Henry V is crowned King of England in 1413 and set about profiting from the weakness of the French kingdom to retake control of Aquitaine and Normandy: in 1066, Hastings opens up England to the Normans, in 1415 Azincourt was a prelude to the English domination in Normandy (1417-1450).
In 1415, the expedition from Harfleur to Azincourt was nothing but a raid destined to profit from the civil war in France between Armagnacs and Burgundians. The base established in Harfleur allows Henry to prepare an actual invasion in 1417. The English debark in the Touques estuary, seize Lisieux. The siege of Caen commences on 15 August 1417. The town is taken and sacked but the Château resists and will not be reduced by force. The French troops negotiate its surrender on 19 September. Following this siege the Norman towns will surrender without a fight or at the end of brief resistances. Only Falaise will resist from December 1417 to February 1418. Rouen will also hold out from July 1418 to January 1419.

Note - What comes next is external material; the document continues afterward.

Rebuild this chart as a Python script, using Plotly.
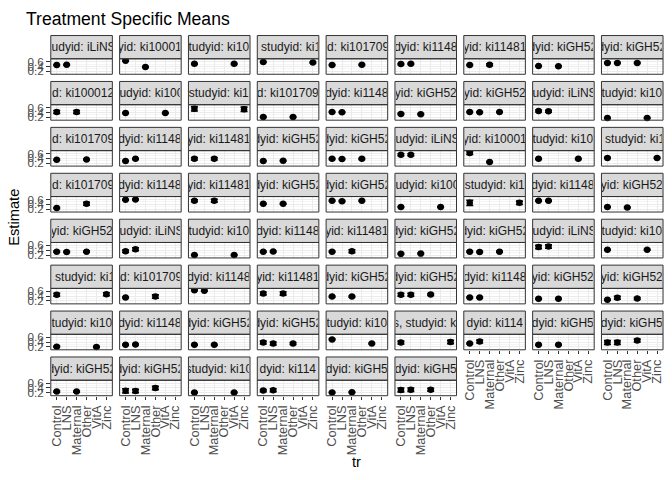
import plotly.graph_objects as go

W, H = 672, 480

categories = ["Control", "LNS", "Maternal", "Other", "VitA", "Zinc"]
y_ticks = [0.2, 0.4, 0.6]
y_tick_labels = ["0.2", "0.4", "0.6"]

strip_labels = [
    "tudyid: iLiNS", "yid: ki10001", "tudyid: ki10", ", studyid: ki1", "id: ki101709", "dyid: ki1148", "yid: ki11481", "dyid: kiGH52", "dyid: kiGH52",
    "id: ki100012", "tudyid: ki100", "studyid: ki1", "d: ki101709", "dyid: ki1148", "yid: kiGH52", "yid: kiGH52", "tudyid: iLiNS", "tudyid: ki10",
    "id: ki101709", "dyid: ki1148", "yid: ki11481", "dyid: kiGH52", "dyid: kiGH52", "tudyid: iLiNS", "yid: ki10001", "tudyid: ki10", ", studyid: ki1",
    "id: ki101709", "dyid: ki1148", "yid: ki11481", "dyid: kiGH52", "dyid: kiGH52", "tudyid: ki100", "studyid: ki1", "dyid: ki1148", "yid: kiGH52",
    "yid: kiGH52", "tudyid: iLiNS", "tudyid: ki10", "dyid: ki1148", "yid: ki11481", "dyid: kiGH52", "dyid: kiGH52", "tudyid: iLiNS", "tudyid: ki10",
    ", studyid: ki1", "id: ki101709", "dyid: ki1148", "yid: ki11481", "dyid: kiGH52", "dyid: kiGH52", "dyid: ki1148", "yid: kiGH52", "yid: kiGH52",
    "tudyid: ki10", "dyid: ki1148", "dyid: kiGH52", "dyid: kiGH52", "tudyid: ki10", "s, studyid: ki", "dyid: ki114", "dyid: kiGH5", "dyid: kiGH5",
    "dyid: kiGH52", "dyid: kiGH52", "studyid: ki10", "dyid: ki114", "dyid: kiGH5", "dyid: kiGH5",
]

C, L, M, O, V, Z = categories
panel_tr = [
    [C, L], [C, M], [C, V], [C, Z], [C, O], [C, L], [C, M], [C, M], [C, L, O],
    [C, M], [C, V], [C, Z], [C, O], [C, L], [C, M], [C, L, O], [C, L], [C, V],
    [C, O], [C, L], [C, M], [C, M], [C, L, O], [C, L], [C, M], [C, V], [C, Z],
    [C, O], [C, L], [C, M], [C, M], [C, L, O], [C, V], [C, Z], [C, L], [C, M],
    [C, L, O], [C, L], [C, V], [C, L], [C, M], [C, M], [C, L, O], [C, L], [C, V],
    [C, Z], [C, O], [C, L], [C, M], [C, M], [C, L, O], [C, L], [C, M], [C, L, O],
    [C, V], [C, L], [C, M], [C, L, O], [C, V], [C, Z], [C, L], [C, M], [C, L, O],
    [C, M], [C, L, O], [C, V], [C, L], [C, M], [C, L, O],
]
panel_est = [
    [0.46, 0.47], [0.64, 0.38], [0.51, 0.51], [0.59, 0.57], [0.46, 0.47], [0.50, 0.51], [0.46, 0.47], [0.42, 0.41], [0.55, 0.55, 0.55],
    [0.42, 0.42], [0.38, 0.38], [0.55, 0.53], [0.21, 0.21], [0.42, 0.41], [0.34, 0.33], [0.42, 0.41, 0.42], [0.46, 0.45], [0.17, 0.17],
    [0.34, 0.35], [0.29, 0.38], [0.38, 0.38], [0.29, 0.30], [0.38, 0.37, 0.38], [0.55, 0.55], [0.62, 0.25], [0.38, 0.38], [0.42, 0.42],
    [0.25, 0.42], [0.59, 0.60], [0.55, 0.55], [0.42, 0.42], [0.55, 0.53, 0.55], [0.29, 0.29], [0.46, 0.46], [0.55, 0.55], [0.29, 0.27],
    [0.34, 0.33, 0.34], [0.36, 0.44], [0.20, 0.20], [0.34, 0.35], [0.34, 0.36], [0.25, 0.26], [0.34, 0.33, 0.34], [0.53, 0.55], [0.42, 0.42],
    [0.46, 0.48], [0.34, 0.38], [0.64, 0.62], [0.51, 0.51], [0.38, 0.38], [0.46, 0.46, 0.47], [0.34, 0.34], [0.29, 0.29], [0.25, 0.33, 0.30],
    [0.21, 0.20], [0.29, 0.30], [0.29, 0.29], [0.38, 0.34, 0.34], [0.51, 0.34], [0.38, 0.40], [0.34, 0.42], [0.29, 0.29], [0.38, 0.38, 0.46],
    [0.25, 0.25], [0.28, 0.27, 0.40], [0.21, 0.21], [0.29, 0.31], [0.21, 0.22], [0.32, 0.33, 0.33],
]
panel_err = [
    [0.02, 0.02], [0.02, 0.02], [0.02, 0.02], [0.02, 0.02], [0.02, 0.02], [0.02, 0.02], [0.02, 0.04], [0.02, 0.02], [0.02, 0.02, 0.02],
    [0.06, 0.06], [0.02, 0.02], [0.09, 0.09], [0.02, 0.02], [0.02, 0.02], [0.02, 0.02], [0.02, 0.02, 0.02], [0.04, 0.04], [0.02, 0.02],
    [0.02, 0.02], [0.02, 0.02], [0.05, 0.05], [0.02, 0.02], [0.02, 0.02, 0.02], [0.04, 0.04], [0.06, 0.02], [0.02, 0.02], [0.02, 0.02],
    [0.02, 0.06], [0.02, 0.02], [0.04, 0.06], [0.02, 0.02], [0.02, 0.02, 0.02], [0.02, 0.02], [0.11, 0.07], [0.02, 0.02], [0.02, 0.02],
    [0.02, 0.02, 0.02], [0.05, 0.06], [0.02, 0.02], [0.02, 0.02], [0.02, 0.06], [0.02, 0.02], [0.02, 0.02, 0.02], [0.07, 0.07], [0.02, 0.02],
    [0.06, 0.06], [0.02, 0.07], [0.02, 0.02], [0.06, 0.07], [0.02, 0.02], [0.06, 0.06, 0.04], [0.02, 0.02], [0.02, 0.02], [0.02, 0.06, 0.04],
    [0.02, 0.02], [0.02, 0.02], [0.02, 0.02], [0.06, 0.06, 0.04], [0.02, 0.02], [0.06, 0.07], [0.02, 0.06], [0.02, 0.02], [0.08, 0.08, 0.06],
    [0.02, 0.02], [0.09, 0.07, 0.07], [0.02, 0.02], [0.04, 0.06], [0.02, 0.02], [0.08, 0.07, 0.06],
]

# ---- layout geometry (pixels) ----
NCOL, NROW = 9, 8
LEFT, RIGHT = 49.0, 664.0
GAP = 7.3
PW = (RIGHT - LEFT - GAP * (NCOL - 1)) / NCOL
TOP = 32.0
STRIP_H = 23.6
PH = 15.7
PITCH = STRIP_H + PH + GAP
Y_RANGE = [0.08, 0.72]
FONT = "Liberation Sans, Arial, Helvetica, sans-serif"

fig = go.Figure()
shapes, annotations = [], []
n = len(strip_labels)
for i in range(n):
    r, c = divmod(i, NCOL)
    x0 = LEFT + c * (PW + GAP)
    x1 = x0 + PW
    st = TOP + r * PITCH
    sb = st + STRIP_H
    pb = sb + PH
    k = "" if i == 0 else str(i + 1)
    bottom = (i + NCOL >= n)
    fig.add_trace(go.Scatter(
        x=panel_tr[i], y=panel_est[i], mode="markers",
        marker=dict(color="black", size=6.5),
        error_y=dict(type="data", array=panel_err[i], color="black", thickness=1.6, width=3.5),
        xaxis="x" + k, yaxis="y" + k, showlegend=False, cliponaxis=False,
    ))
    fig.layout["xaxis" + k] = dict(
        domain=[x0 / W, x1 / W], anchor="y" + k, type="category",
        categoryorder="array", categoryarray=categories, range=[-0.6, 5.6],
        tickmode="array", tickvals=categories, ticktext=categories,
        showgrid=True, gridcolor="#EBEBEB", gridwidth=1, zeroline=False,
        showline=False, fixedrange=True,
        showticklabels=bottom, ticks="outside" if bottom else "",
        ticklen=3.7, tickcolor="#333333", tickwidth=1, tickangle=-90,
        tickfont=dict(family=FONT, size=12.8, color="#4D4D4D"),
    )
    fig.layout["yaxis" + k] = dict(
        domain=[1 - pb / H, 1 - sb / H], anchor="x" + k, range=Y_RANGE,
        tickmode="array", tickvals=y_ticks, ticktext=y_tick_labels,
        showgrid=True, gridcolor="#EBEBEB", gridwidth=1, zeroline=False,
        minor=dict(tickvals=[0.1, 0.3, 0.5, 0.7], showgrid=True, gridcolor="#F4F4F4", gridwidth=0.6),
        showline=False, fixedrange=True,
        showticklabels=(c == 0), ticks="outside" if c == 0 else "",
        ticklen=3.7, tickcolor="#333333", tickwidth=1,
        tickfont=dict(family=FONT, size=11.7, color="#4D4D4D"),
    )
    shapes.append(dict(type="rect", xref="paper", yref="paper",
                       x0=x0 / W, x1=x1 / W, y0=1 - sb / H, y1=1 - st / H,
                       fillcolor="#D9D9D9", line=dict(color="#333333", width=1), layer="above"))
    shapes.append(dict(type="rect", xref="paper", yref="paper",
                       x0=x0 / W, x1=x1 / W, y0=1 - pb / H, y1=1 - sb / H,
                       fillcolor="rgba(0,0,0,0)", line=dict(color="#333333", width=1), layer="above"))
    annotations.append(dict(
        text=strip_labels[i], xref="paper", yref="paper",
        x=(x0 + x1) / 2 / W, y=1 - (st + sb) / 2 / H, xanchor="center", yanchor="middle",
        showarrow=False, width=PW - 2, borderpad=0, align="center",
        font=dict(family=FONT, size=12.0, color="#1A1A1A"),
    ))

annotations.append(dict(text="Treatment Specific Means", xref="paper", yref="paper",
                        x=22 / W, y=1 - 15 / H, xanchor="left", yanchor="middle", showarrow=False,
                        font=dict(family=FONT, size=17.6, color="black")))
annotations.append(dict(text="Estimate", xref="paper", yref="paper", textangle=-90,
                        x=12 / W, y=1 - 216 / H, xanchor="center", yanchor="middle", showarrow=False,
                        font=dict(family=FONT, size=14.7, color="black")))
annotations.append(dict(text="tr", xref="paper", yref="paper",
                        x=(LEFT + RIGHT) / 2 / W, y=1 - 465 / H, xanchor="center", yanchor="middle", showarrow=False,
                        font=dict(family=FONT, size=14.7, color="black")))

fig.update_layout(
    width=W, height=H, margin=dict(l=0, r=0, t=0, b=0),
    paper_bgcolor="white", plot_bgcolor="white",
    shapes=shapes, annotations=annotations, showlegend=False,
)
fig.write_html("out.html")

Domfront and Château-Gaillard are the last to fall, soon after Rouen. The Mont-Saint-Michel will never surrender. These episodes illustrate the capacity of the reinforced châteaux after the raids of Edward III (1346, 1356) to oppose a durable resistance against the armed forts and the first guns.
At Rouen, as elsewhere, capitulation is obtained by negotiations and it is also in this way that Henry V obliged Charles VI to disinherit the Dauphin Charles VII and to recognise him as the regent (1420). Henry V marries the King of France’s daughter who gives him a son, heir of both crowns: Henry VI (1421-1471). Dead in 1422, two months before the King of France Charles VI, Henry V did not manage to wear the crown of France itself thus conquered after a landing in Normandy.